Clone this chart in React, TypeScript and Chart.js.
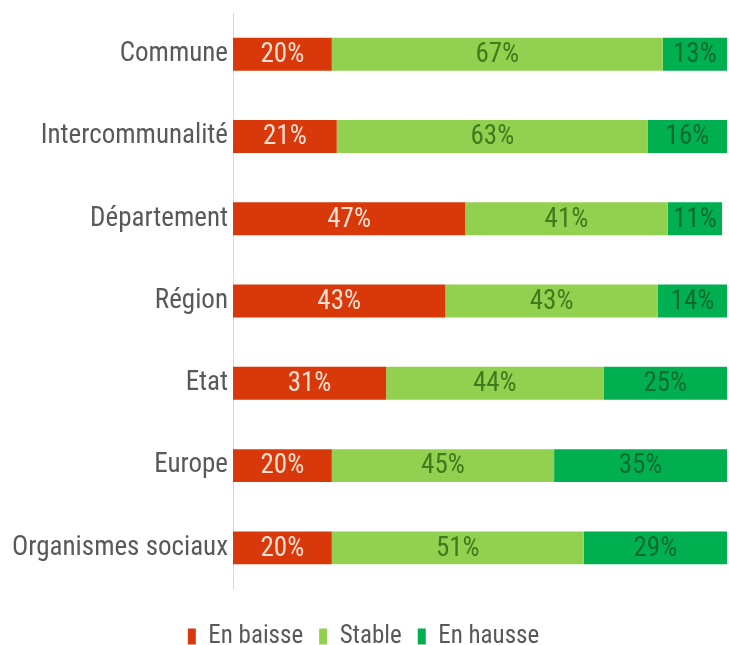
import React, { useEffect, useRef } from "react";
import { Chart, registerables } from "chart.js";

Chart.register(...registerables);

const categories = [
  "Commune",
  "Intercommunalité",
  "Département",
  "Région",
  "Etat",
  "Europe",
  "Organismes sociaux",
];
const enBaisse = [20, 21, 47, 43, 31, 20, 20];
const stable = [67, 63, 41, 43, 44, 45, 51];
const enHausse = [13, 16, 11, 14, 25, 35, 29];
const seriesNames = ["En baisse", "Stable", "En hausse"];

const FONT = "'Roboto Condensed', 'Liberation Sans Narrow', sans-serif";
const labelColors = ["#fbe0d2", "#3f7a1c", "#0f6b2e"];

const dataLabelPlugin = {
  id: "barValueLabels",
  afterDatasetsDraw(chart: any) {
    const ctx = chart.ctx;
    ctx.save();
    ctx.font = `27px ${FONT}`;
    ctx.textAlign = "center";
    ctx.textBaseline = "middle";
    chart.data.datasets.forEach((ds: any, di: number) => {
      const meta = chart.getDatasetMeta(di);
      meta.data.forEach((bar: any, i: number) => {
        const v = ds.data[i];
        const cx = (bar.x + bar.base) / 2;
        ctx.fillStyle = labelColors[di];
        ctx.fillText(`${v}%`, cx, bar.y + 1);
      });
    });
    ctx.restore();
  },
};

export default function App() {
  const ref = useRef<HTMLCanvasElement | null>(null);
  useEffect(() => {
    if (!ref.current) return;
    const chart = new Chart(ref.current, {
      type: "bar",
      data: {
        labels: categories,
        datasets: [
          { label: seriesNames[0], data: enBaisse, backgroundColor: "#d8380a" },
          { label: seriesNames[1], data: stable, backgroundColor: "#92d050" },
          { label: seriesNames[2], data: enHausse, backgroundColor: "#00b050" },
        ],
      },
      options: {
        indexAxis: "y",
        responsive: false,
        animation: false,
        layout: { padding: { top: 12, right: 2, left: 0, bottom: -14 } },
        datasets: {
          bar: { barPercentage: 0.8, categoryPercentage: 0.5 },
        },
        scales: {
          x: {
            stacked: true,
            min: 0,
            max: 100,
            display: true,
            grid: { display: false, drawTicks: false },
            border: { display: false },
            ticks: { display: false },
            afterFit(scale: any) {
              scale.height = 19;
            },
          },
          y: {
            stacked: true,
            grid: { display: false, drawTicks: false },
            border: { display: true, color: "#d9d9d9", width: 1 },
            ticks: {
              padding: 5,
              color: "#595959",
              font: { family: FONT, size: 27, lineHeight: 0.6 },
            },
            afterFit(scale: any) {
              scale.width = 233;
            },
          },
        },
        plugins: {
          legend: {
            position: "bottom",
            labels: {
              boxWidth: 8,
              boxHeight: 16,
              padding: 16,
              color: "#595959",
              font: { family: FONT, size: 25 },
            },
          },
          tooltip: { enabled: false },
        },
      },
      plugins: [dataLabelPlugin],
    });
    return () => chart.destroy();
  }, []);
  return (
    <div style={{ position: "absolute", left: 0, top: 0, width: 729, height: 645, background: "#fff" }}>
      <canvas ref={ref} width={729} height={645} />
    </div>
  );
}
•••
## TASK OBJECTIVE
Quote the data above in full and without alteration; skip the pictures.

## OUTPUT FOR THIS EXERCISE
Clone this chart in React, TypeScript and Chart.js.
import React, { useEffect, useRef } from "react";
import { Chart, registerables } from "chart.js";

Chart.register(...registerables);

const categories = [
  "Commune",
  "Intercommunalité",
  "Département",
  "Région",
  "Etat",
  "Europe",
  "Organismes sociaux",
];
const enBaisse = [20, 21, 47, 43, 31, 20, 20];
const stable = [67, 63, 41, 43, 44, 45, 51];
const enHausse = [13, 16, 11, 14, 25, 35, 29];
const seriesNames = ["En baisse", "Stable", "En hausse"];

const FONT = "'Roboto Condensed', 'Liberation Sans Narrow', sans-serif";
const labelColors = ["#fbe0d2", "#3f7a1c", "#0f6b2e"];

const dataLabelPlugin = {
  id: "barValueLabels",
  afterDatasetsDraw(chart: any) {
    const ctx = chart.ctx;
    ctx.save();
    ctx.font = `27px ${FONT}`;
    ctx.textAlign = "center";
    ctx.textBaseline = "middle";
    chart.data.datasets.forEach((ds: any, di: number) => {
      const meta = chart.getDatasetMeta(di);
      meta.data.forEach((bar: any, i: number) => {
        const v = ds.data[i];
        const cx = (bar.x + bar.base) / 2;
        ctx.fillStyle = labelColors[di];
        ctx.fillText(`${v}%`, cx, bar.y + 1);
      });
    });
    ctx.restore();
  },
};

export default function App() {
  const ref = useRef<HTMLCanvasElement | null>(null);
  useEffect(() => {
    if (!ref.current) return;
    const chart = new Chart(ref.current, {
      type: "bar",
      data: {
        labels: categories,
        datasets: [
          { label: seriesNames[0], data: enBaisse, backgroundColor: "#d8380a" },
          { label: seriesNames[1], data: stable, backgroundColor: "#92d050" },
          { label: seriesNames[2], data: enHausse, backgroundColor: "#00b050" },
        ],
      },
      options: {
        indexAxis: "y",
        responsive: false,
        animation: false,
        layout: { padding: { top: 12, right: 2, left: 0, bottom: -14 } },
        datasets: {
          bar: { barPercentage: 0.8, categoryPercentage: 0.5 },
        },
        scales: {
          x: {
            stacked: true,
            min: 0,
            max: 100,
            display: true,
            grid: { display: false, drawTicks: false },
            border: { display: false },
            ticks: { display: false },
            afterFit(scale: any) {
              scale.height = 19;
            },
          },
          y: {
            stacked: true,
            grid: { display: false, drawTicks: false },
            border: { display: true, color: "#d9d9d9", width: 1 },
            ticks: {
              padding: 5,
              color: "#595959",
              font: { family: FONT, size: 27, lineHeight: 0.6 },
            },
            afterFit(scale: any) {
              scale.width = 233;
            },
          },
        },
        plugins: {
          legend: {
            position: "bottom",
            labels: {
              boxWidth: 8,
              boxHeight: 16,
              padding: 16,
              color: "#595959",
              font: { family: FONT, size: 25 },
            },
          },
          tooltip: { enabled: false },
        },
      },
      plugins: [dataLabelPlugin],
    });
    return () => chart.destroy();
  }, []);
  return (
    <div style={{ position: "absolute", left: 0, top: 0, width: 729, height: 645, background: "#fff" }}>
      <canvas ref={ref} width={729} height={645} />
    </div>
  );
}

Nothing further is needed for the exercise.